Abstract

The performance of current speaker independent speech recognition technology is limited by the inadequacy of the measures of the speech data to discriminate between different speech sounds. In particular, two critical assumptions that underlie and limit most current recognition techniques are that: 1) speech data from different frames are statistically independent (e.g., there are no between-frame interactions); and 2) speech data statistics are independent of phonetic events (e.g., distance measures are fixed and independent of input or reference speech). In the context of speaker independent isolated digit recognition, improved recognition performance is demonstrated by: 1) explicitly modeling the correlation between spectral measurements of adjacent frames; and 2) using a distance measure which is a function of the recognition reference frame being used. A statistical model was created from a 2464 token database (2 tokens of each of 11 words zero through nine and oh) for 112 speakers. Primary features include energy and filter bank amplitudes.
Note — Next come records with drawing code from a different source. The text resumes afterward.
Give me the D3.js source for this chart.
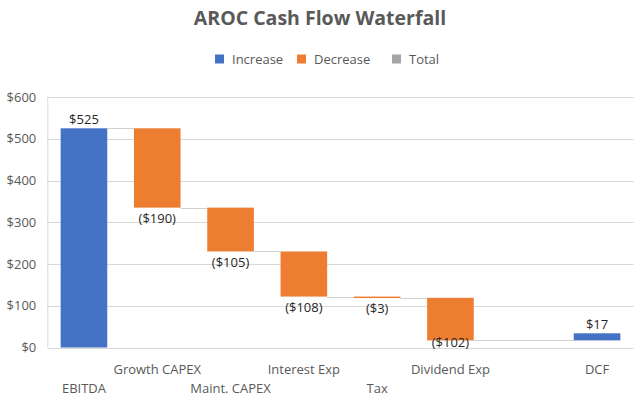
<!DOCTYPE html>
<html><head><meta charset="utf-8">
<script src="https://cdn.jsdelivr.net/npm/d3@7"></script>
<style>body{margin:0;background:#fff;}svg{display:block;font-family:"Open Sans","Segoe UI",sans-serif;}</style>
</head><body><svg id="c" width="640" height="403"></svg>
<script>
const categories = ["EBITDA","Growth CAPEX","Maint. CAPEX","Interest Exp","Tax","Dividend Exp","","DCF"];
const values = [525,-190,-105,-108,-3,-102,null,17];
const labels = ["$525","($190)","($105)","($108)","($3)","($102)","","$17"];
const yTicks = [0,100,200,300,400,500,600];
const legendItems = ["Increase","Decrease","Total"];
const colors = {Increase:"#4472C4",Decrease:"#ED7D31",Total:"#A5A5A5"};

const svg = d3.select("#c");
const m = {l:47.3, r:6.3, t:97, b:55.5};
const W = 640, H = 403;
const x = d3.scaleBand().domain(d3.range(categories.length)).range([m.l, W-m.r]).paddingInner(0.364).paddingOuter(0.182);
const y = d3.scaleLinear().domain([0,600]).range([H-m.b, m.t]);

// gridlines
svg.append("g").selectAll("line").data(yTicks).join("line")
  .attr("x1", m.l).attr("x2", W-m.r)
  .attr("y1", d=>Math.round(y(d))+0.5).attr("y2", d=>Math.round(y(d))+0.5)
  .attr("stroke", "#d9d9d9").attr("stroke-width",1);
// y axis labels
const yAxis = d3.axisLeft(y).tickValues(yTicks).tickFormat(d=>"$"+d).tickSize(0).tickPadding(11);
const ga = svg.append("g").attr("transform",`translate(${m.l},0)`).call(yAxis);
ga.select(".domain").remove();
ga.selectAll("text").attr("fill","#595959").style("font-size","13px").style("font-family","'Open Sans',sans-serif");
// left axis line
svg.append("line").attr("x1",m.l+0.5).attr("x2",m.l+0.5).attr("y1",y(600)).attr("y2",y(0)).attr("stroke","#d9d9d9");

// compute waterfall
let cum = 0;
const bars = [];
values.forEach((v,i)=>{
  if (v===null) return;
  const start = cum, end = cum + v;
  bars.push({i, start, end, v, type: v>=0 ? "Increase":"Decrease", label: labels[i]});
  cum = end;
});

// connectors
for (let k=0;k<bars.length-1;k++){
  const a = bars[k], b = bars[k+1];
  const yy = Math.round(y(a.end))+0.5;
  svg.append("line").attr("x1", x(a.i)+x.bandwidth()).attr("x2", x(b.i))
    .attr("y1", yy).attr("y2", yy).attr("stroke","#d0d0d0").attr("stroke-width",1);
}

// bars
svg.append("g").selectAll("rect").data(bars).join("rect")
  .attr("x", d=>x(d.i)).attr("width", x.bandwidth())
  .attr("y", d=>y(Math.max(d.start,d.end)))
  .attr("height", d=>Math.max(1.5, Math.abs(y(d.start)-y(d.end))))
  .attr("fill", d=>colors[d.type]);

// data labels
svg.append("g").selectAll("text").data(bars).join("text")
  .attr("x", d=>x(d.i)+x.bandwidth()/2)
  .attr("y", d=>{
    if (d.v>=0) return y(d.end)-9;
    return Math.min(y(d.end)+10.5, y(0)-5);
  })
  .attr("dy","0.35em").attr("text-anchor","middle")
  .attr("fill","#262626").style("font-size","13px")
  .text(d=>d.label);

// category labels (staggered)
svg.append("g").selectAll("text").data(categories).join("text")
  .attr("x",(d,i)=>x(i)+x.bandwidth()/2)
  .attr("y",(d,i)=> i%2===1 ? 369 : 388)
  .attr("dy","0.35em").attr("text-anchor","middle")
  .attr("fill","#595959").style("font-size","13px")
  .text(d=>d);

// title
svg.append("text").attr("x",320).attr("y",18).attr("dy","0.35em").attr("text-anchor","middle")
  .attr("fill","#595959").style("font-size","19.5px").style("font-weight","bold")
  .text("AROC Cash Flow Waterfall");

// legend
const lx = [215, 297, 392];
const lg = svg.append("g").selectAll("g").data(legendItems).join("g")
  .attr("transform",(d,i)=>`translate(${lx[i]},59)`);
lg.append("rect").attr("x",0).attr("y",-4.5).attr("width",9).attr("height",9).attr("fill",d=>colors[d]);
lg.append("text").attr("x",17).attr("dy","0.35em").attr("fill","#595959").style("font-size","13px").text(d=>d);
</script></body></html>
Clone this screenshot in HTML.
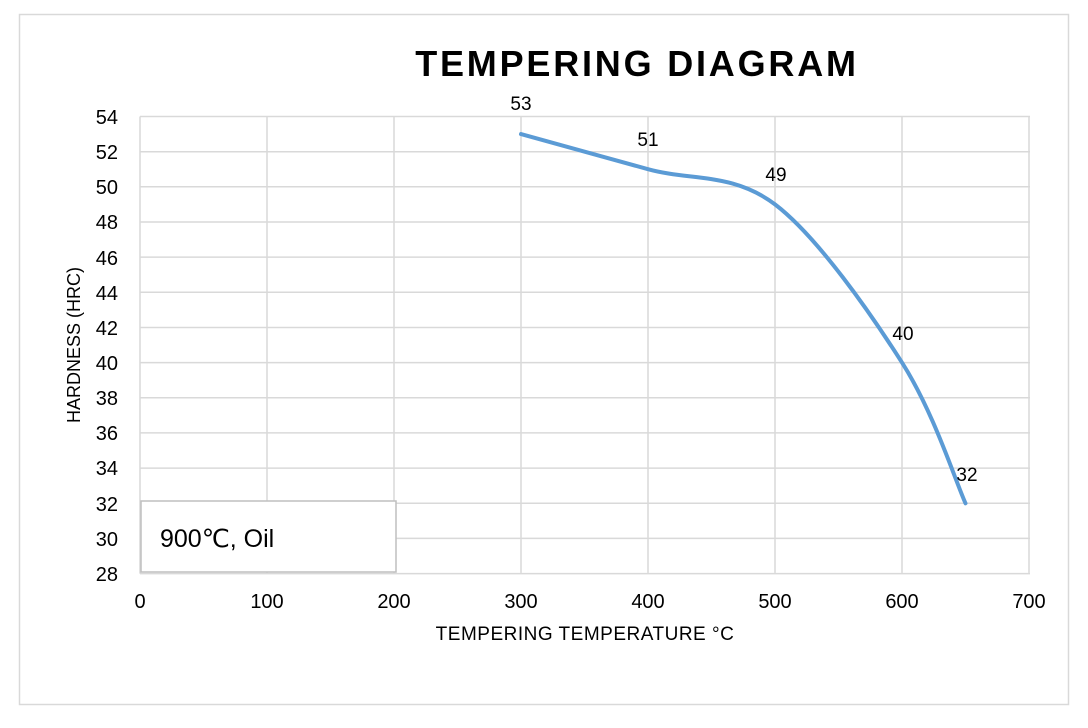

Interspeaker variability was estimated by time aligning all training tokens and creating an ensemble of 224 feature vectors for each reference frame. Normal distributions were then estimated individually for each frame jointly with its neighbors. Testing was performed on a multidialect database of 2486 spoken digit tokens collected from 113 (different) speakers using maximum-likelihood decision methods. The substitution rate dropped from 1.7 to 1.4 percent with incorporation of between-frame statistics, and further to 0.6 percent with incorporation of frame-specific statistics in the likelihood model.